“Nell’autunno 2011 il governo di Berlusconi ha deciso di non rispettare più gli impegni” presi con l’Europa per quanto riguarda il risanamento di bilancio e le riforme. E’ quanto dichiarato da Olli Rehn, commissario europeo per gli Affari economici, secondo cui il “risultato è stato il prosciugarsi” dei finanziamenti all’Italia. “E’ inaccettabile che Olli Rehn, vicepresidente di un’istituzione indipendente quale la Commissione Europea, intervenga nella campagna elettorale di uno Stato membro”, è stata la replica di Angelino Alfano, segretario del Pdl. Ilsussidiario.net ha intervistato Marco Fortis, vicepresidente della Fondazione Edison.



Fortis, è d’accordo con l’analisi di Olli Rehn sulle responsabilità di Berlusconi?

L’intervento del commissario Olli Rehn giunge in una fase delicata: ci troviamo in una campagna elettorale di un Paese membro e non è il massimo che si facciano considerazioni di questo tipo, che potevano essere rimandate ad altri momenti. Tuttavia molti anche in Italia pensano che in quel periodo ci furono diverse incertezze su come affrontare la crisi e dare in tempi rapidi una risposta chiara all’Europa, alle istituzioni internazionali e ai mercati.

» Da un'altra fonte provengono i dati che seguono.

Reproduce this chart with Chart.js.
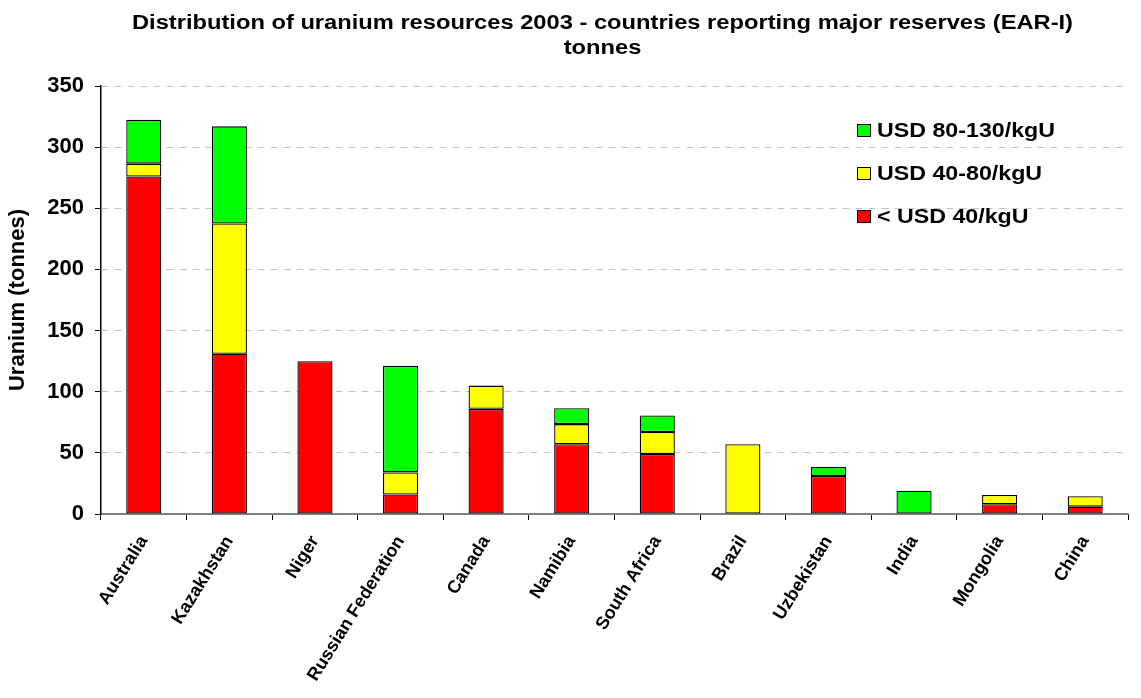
<!DOCTYPE html>
<html>
<head>
<meta charset="utf-8">
<script src="https://cdn.jsdelivr.net/npm/chart.js@4.4.0/dist/chart.umd.min.js"></script>
<style>
  html, body { margin: 0; padding: 0; background: #ffffff; }
  #wrap { position: relative; width: 1141px; height: 698px; }
  canvas { display: block; }
</style>
</head>
<body>
<div id="wrap"><canvas id="c" width="1141" height="698"></canvas></div>
<script>
const categories = ["Australia", "Kazakhstan", "Niger", "Russian Federation", "Canada", "Namibia", "South Africa", "Brazil", "Uzbekistan", "India", "Mongolia", "China"];
const below40 = [276, 131, 125, 16, 86, 57, 49, 0, 31, 0, 8, 6];
const usd40to80 = [10.5, 106.5, 0, 18, 19, 16.5, 18, 57, 0, 0, 7.5, 8.5];
const usd80to130 = [36, 79.5, 0, 87, 0, 13, 13.5, 0, 7.5, 19, 0, 0];
const seriesNames = ["< USD 40/kgU", "USD 40-80/kgU", "USD 80-130/kgU"];
const seriesColors = ["#ff0000", "#ffff00", "#00ff00"];
const titleLines = ["Distribution of uranium resources 2003 - countries reporting major reserves (EAR-I)", "tonnes"];
const yTitle = "Uranium (tonnes)";

const FONT = "'Liberation Sans', Arial, sans-serif";

const titlePlugin = {
  id: 'customTitle',
  afterDraw(chart) {
    const ctx = chart.ctx;
    ctx.save();
    ctx.fillStyle = '#000';
    ctx.font = "bold 20px " + FONT;
    ctx.textAlign = 'center';
    ctx.textBaseline = 'middle';
    const cx = 602.5;
    const w0 = ctx.measureText(titleLines[0]).width;
    const sx = 941 / w0;
    ctx.translate(cx, 0);
    ctx.scale(sx, 1);
    ctx.fillText(titleLines[0], 0, 23);
    ctx.fillText(titleLines[1], 0, 48);
    ctx.restore();
  }
};

const legendPlugin = {
  id: 'customLegend',
  afterDraw(chart) {
    const ctx = chart.ctx;
    ctx.save();
    ctx.font = "bold 20px " + FONT;
    ctx.textBaseline = 'middle';
    ctx.textAlign = 'left';
    const sx = 178 / ctx.measureText(seriesNames[2]).width;
    const order = [2, 1, 0];
    order.forEach((si, i) => {
      const y = 130 + i * 43;
      ctx.fillStyle = seriesColors[si];
      ctx.fillRect(857.5, y - 5.5, 13, 12);
      ctx.strokeStyle = '#000';
      ctx.lineWidth = 1;
      ctx.strokeRect(857.5, y - 5.5, 13, 12);
      ctx.save();
      ctx.translate(877, 0);
      ctx.scale(sx, 1);
      ctx.fillStyle = '#000';
      ctx.fillText(seriesNames[si], 0, y + 1);
      ctx.restore();
    });
    ctx.restore();
  }
};

const datasets = [below40, usd40to80, usd80to130].map((d, i) => ({
  label: seriesNames[i],
  data: d,
  backgroundColor: seriesColors[i],
  borderColor: '#000',
  borderWidth: 1.3,
  borderSkipped: false,
  categoryPercentage: 1.0,
  barPercentage: 0.41
}));

new Chart(document.getElementById('c'), {
  type: 'bar',
  data: { labels: categories, datasets },
  options: {
    responsive: false,
    animation: false,
    devicePixelRatio: 1,
    layout: { padding: { top: 86, right: 13, left: 0, bottom: 0 } },
    plugins: {
      legend: { display: false },
      title: { display: false },
      tooltip: { enabled: false }
    },
    scales: {
      x: {
        stacked: true,
        offset: true,
        afterFit(scale) { scale.height = 184; },
        grid: {
          display: true,
          drawOnChartArea: false,
          drawTicks: true,
          tickLength: 6,
          offset: true,
          color: '#000'
        },
        border: { display: true, color: '#808080', width: 2 },
        ticks: {
          color: '#000',
          font: { family: FONT, size: 18, weight: 'bold' },
          maxRotation: 58,
          minRotation: 58,
          autoSkip: false,
          padding: 12
        }
      },
      y: {
        stacked: true,
        min: 0,
        max: 350,
        afterFit(scale) { scale.width = 101; },
        ticks: {
          stepSize: 50,
          color: '#000',
          font: { family: FONT, size: 22, weight: 'bold' },
          padding: 11
        },
        grid: {
          color: (c) => c.tick && c.tick.value === 0 ? 'rgba(0,0,0,0)' : '#c4c4c4',
          tickColor: '#000',
          tickLength: 6,
          drawTicks: true
        },
        border: { display: true, color: '#000', width: 1.5, dash: [7, 6] },
        title: {
          display: true,
          text: yTitle,
          color: '#000',
          font: { family: FONT, size: 22, weight: 'bold' },
          padding: { top: 5, bottom: 0 }
        }
      }
    }
  },
  plugins: [titlePlugin, legendPlugin]
});
</script>
</body>
</html>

Qual è stato l’effetto di quelle incertezze?

Questa serie di incertezze, unita agli scandali e alla perdita di credibilità che si è creata in quel momento, ha contribuito notevolmente a farci andare in difficoltà sui mercati. A un certo momento lo spread dell’Italia era largamente al di sopra di quello della Spagna, e questo era significativo di una sfiducia che si era aperta nei confronti del nostro Paese. L’affermazione del commissario Rehn è quindi indelicata, ma non è poi così lontana dal vero: l’analisi che non è stata fatta soltanto da lui, ma anche da diversi altri osservatori.



In molti si sono chiesti quali dati oggettivi potessero giustificare quella crescita così vertiginosa dello spread.

Nell’autunno del 2011 l’Italia non ha certo brillato per la sua capacità di convinzione dei mercati. Da un lato i nostri fondamentali sono sempre stati abbastanza presentabili, tali da non generare una crisi come quella che si è prodotta in quella fase. Ci sono però almeno tre elementi che giustificano l’andamento dello spread. Il primo elemento sono i fondamentali dell’economia, il secondo è la fiducia dei mercati in chi ci governa e il terzo è la fiducia in chi governa l’euro. Purtroppo in quel momento non solo c’era poca fiducia in chi governava l’Italia, ma anche nelle istituzioni europee, al punto che a un certo momento non si sapeva bene se l’euro sarebbe sopravvissuto e in molti erano certi della sua fine. Solo l’intervento di Draghi è stato poi decisivo nell’estate 2012 per riportare il sereno sull’euro e sul suo futuro.

Quindi l’Ue e Berlusconi condividono le responsabilità per quanto è avvenuto in quella drammatica fase?

L’Europa non era riuscita a gestire la fiducia sui debiti sovrani con tempestività e capacità, e quindi era calata una cappa di pessimismo sul futuro dell’euro. Non c’era stata la capacità di governare bene la crisi della Grecia e dei debiti sovrani, che si stava allargando come un contagio. L’Italia, che pure aveva dei fondamentali non disprezzabili, perché comunque il nostro deficit era tra i più bassi e stava per ritornare un avanzo primario, in ogni caso aveva un debito pubblico molto elevato che la metteva potenzialmente nel mirino dei mercati.

 

Il debito pubblico però è elevato da diversi decenni. Che cosa si è determinato di nuovo?

In quel momento nel governo sono sorti dei dissidi tra la visione strategica del ministro dell’Economia, Giulio Tremonti, e quella del premier Berlusconi e di altri ministri. C’è stata poi la necessità di introdurre misure che nell’estate sono state ritoccate più e più volte, dando l’impressione ai mercati e alle istituzioni che il Paese non fosse governato in maniera chiara. Le manovre erano modificate di continuo, e per di più è giunta una lettera con cui la Bce forniva all’Italia delle indicazioni puntuali per fare fronte all’emergenza, cui difficilmente si poteva dare una risposta in quel momento, vista la confusione che si era creata. Tanto è vero che lo spread è iniziato a decollare, e l’Italia è arrivata al summit di Cannes addirittura con i risolini della Merkel e Sarkozy. Che ci sia stata effettivamente una defiance in termini di credibilità del Paese è indubbio, perché i fatti sono lì a dimostrarlo.